Blog #8

Julie Beck covers a lot of ground as she explores narrative’s potentially powerful influence on our lives. Identify at least three notable assertions or other moments in Beck’s text that caused you to sit up straighter and take note. Explain what exactly caught your eye. Did you react as a believer or doubter? Did you build a connection between the text and the world or the text and your self?

This essay by Julie Beck did a great job of explaining how narratives work. Narrative are the ideal format that we want all stories to follow, even our life stories. “(W)hen people think about their lives to themselves, it is always in a narrative way” (Beck). A moment in Beck’s text that I immediately caught was her explanation of how the actual story that we pack our life into is our personal choice. The same person can have the same experience, but the way that they include it into their life story will be completely different. Telling our story “is a way of making sense of the world around us” (Beck). In other words, our life is chaotic and filled with many plots. Condensing our lives into stories helps us to understand and process events.

Another point that Beck made that really caught my attention was her point about Ethan Frome by Edith Wharton. I read this book in high school for my AP Literature class and interestingly enough, our teacher made us read through the book twice. The first time we read the book simply for plot, and the second time through we looked more deeply into the meaning behind the plot, the hidden metaphors, and the emotions of the characters. I found it very interesting that this is how I read the book considering Beck’s point about how things can be lost on you in a story. Had I only read the book once I probably would’ve hated it, but reading it through again allowed me to understand and appreciate many aspects that I had missed before.

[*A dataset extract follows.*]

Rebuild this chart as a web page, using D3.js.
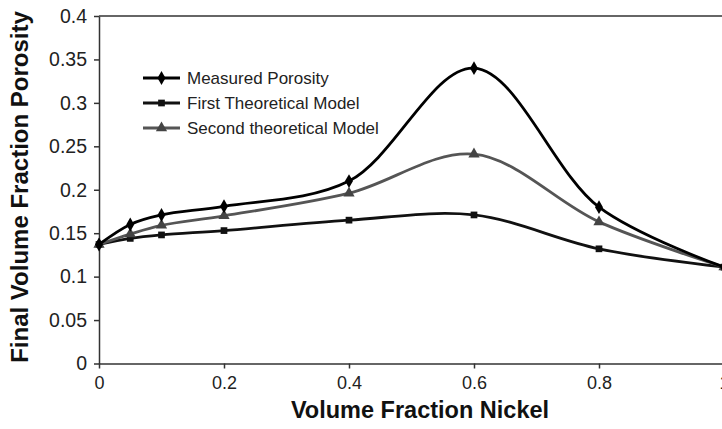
<!DOCTYPE html>
<html>
<head>
<meta charset="utf-8">
<script src="https://cdn.jsdelivr.net/npm/d3@7/dist/d3.min.js"></script>
<style>
  html, body { margin: 0; padding: 0; background: #fff; }
  svg { display: block; font-family: "Liberation Sans", Arial, sans-serif; }
</style>
</head>
<body>
<svg id="chart" width="722" height="429"></svg>
<script>
// Nickel volume fraction (x) for every series
const nickel = [0, 0.05, 0.1, 0.2, 0.4, 0.6, 0.8, 1];

// Final porosity per series
const measured = [0.137, 0.160, 0.171, 0.181, 0.210, 0.340, 0.180, 0.111];
const firstModel = [0.137, 0.144, 0.148, 0.153, 0.165, 0.171, 0.132, 0.111];
const secondModel = [0.137, 0.149, 0.159, 0.170, 0.196, 0.241, 0.163, 0.111];

const seriesNames = ["Measured Porosity", "First Theoretical Model", "Second theoretical Model"];

const xTicks = [0, 0.2, 0.4, 0.6, 0.8, 1];
const yTicks = [0, 0.05, 0.1, 0.15, 0.2, 0.25, 0.3, 0.35, 0.4];

const svg = d3.select("#chart");
const plotLeft = 99, plotRight = 724, plotTop = 16, plotBottom = 363.5;

const x = d3.scaleLinear().domain([0, 1]).range([plotLeft, plotRight]);
const y = d3.scaleLinear().domain([0, 0.4]).range([plotBottom, plotTop]);

const axisColor = "#333";

// frame: top edge of the plot area
svg.append("line")
  .attr("x1", plotLeft).attr("x2", plotRight)
  .attr("y1", y(0.4)).attr("y2", y(0.4))
  .attr("stroke", axisColor).attr("stroke-width", 1.5);

// y axis
const yAxis = svg.append("g")
  .attr("transform", `translate(${plotLeft},0)`)
  .call(d3.axisLeft(y).tickValues(yTicks).tickSize(5).tickSizeOuter(0)
    .tickFormat(d => String(+d.toFixed(2))));
// x axis
const xAxis = svg.append("g")
  .attr("transform", `translate(0,${plotBottom})`)
  .call(d3.axisBottom(x).tickValues(xTicks).tickSize(5).tickSizeOuter(0)
    .tickFormat(d => String(+d.toFixed(1))));

[yAxis, xAxis].forEach(g => {
  g.select(".domain").attr("stroke", axisColor).attr("stroke-width", 1.5);
  g.selectAll(".tick line").attr("stroke", axisColor).attr("stroke-width", 1.5);
  g.selectAll(".tick text")
    .attr("fill", "#222")
    .style("font-family", "'Liberation Sans', Arial, sans-serif");
});
yAxis.selectAll(".tick text").attr("x", -12).style("font-size", "19.5px");
xAxis.selectAll(".tick text").attr("y", 13).style("font-size", "18px");

// axis titles
svg.append("text")
  .attr("x", 420).attr("y", 418)
  .attr("text-anchor", "middle")
  .style("font-size", "23.5px").style("font-weight", "bold")
  .attr("fill", "#111")
  .text("Volume Fraction Nickel");

svg.append("text")
  .attr("transform", "translate(28,187) rotate(-90)")
  .attr("text-anchor", "middle")
  .style("font-size", "24px").style("font-weight", "bold")
  .attr("fill", "#111")
  .text("Final Volume Fraction Porosity");

const line = d3.line()
  .x(d => x(d[0]))
  .y(d => y(d[1]))
  .curve(d3.curveCatmullRom.alpha(0.5));

const series = [
  { name: seriesNames[0], values: measured, stroke: "#000", fill: "#000", marker: d3.symbolDiamond, size: 55 },
  { name: seriesNames[1], values: firstModel, stroke: "#111", fill: "#111", marker: d3.symbolSquare, size: 45 },
  { name: seriesNames[2], values: secondModel, stroke: "#555", fill: "#444", marker: d3.symbolTriangle, size: 55 }
];

// draw bottom-most series first so the measured curve sits on top
[series[1], series[2], series[0]].forEach(s => {
  const pts = nickel.map((n, i) => [n, s.values[i]]);
  svg.append("path")
    .datum(pts)
    .attr("d", line)
    .attr("fill", "none")
    .attr("stroke", s.stroke)
    .attr("stroke-width", 2.8)
    .attr("stroke-linejoin", "round");
  svg.append("g").selectAll("path")
    .data(pts)
    .join("path")
    .attr("transform", d => `translate(${x(d[0])},${y(d[1])})`)
    .attr("d", d3.symbol().type(s.marker).size(s.size))
    .attr("fill", s.fill);
});

// legend
const legend = svg.append("g").attr("transform", "translate(143,78)");
series.forEach((s, i) => {
  const g = legend.append("g").attr("transform", `translate(0,${i * 25})`);
  g.append("line").attr("x1", 0).attr("x2", 37).attr("y1", 0).attr("y2", 0)
    .attr("stroke", s.stroke).attr("stroke-width", 2.8);
  g.append("path").attr("transform", "translate(18.5,0)")
    .attr("d", d3.symbol().type(s.marker).size(s.size)).attr("fill", s.fill);
  g.append("text").attr("x", 44).attr("y", 0).attr("dy", "0.35em")
    .style("font-size", "17px").attr("fill", "#222")
    .text(s.name);
});
</script>
</body>
</html>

I loved Beck’s point about how standard narratives do give us an example of how to structure our own, but how they can also let a lot of people down. If your own life isn’t able to follow the narrative norm, you may be left ostracized or disappointed. There are many times that people can not control the reasons why their life does not fit into the standard narrative, and they have no way to make it fit. Standard narratives can “provide unrealistic expectations of happiness” (Beck).

1 Comment

  1. shorton5

    Great job, I like how you made a self-text connection with the book you read in English in high school. I also agree that Beck did a good job explaining a narrative, and how they work. You put in good quotes from the text as well. Also, you did a really good job summariseing Becks points, and you did it in your own words.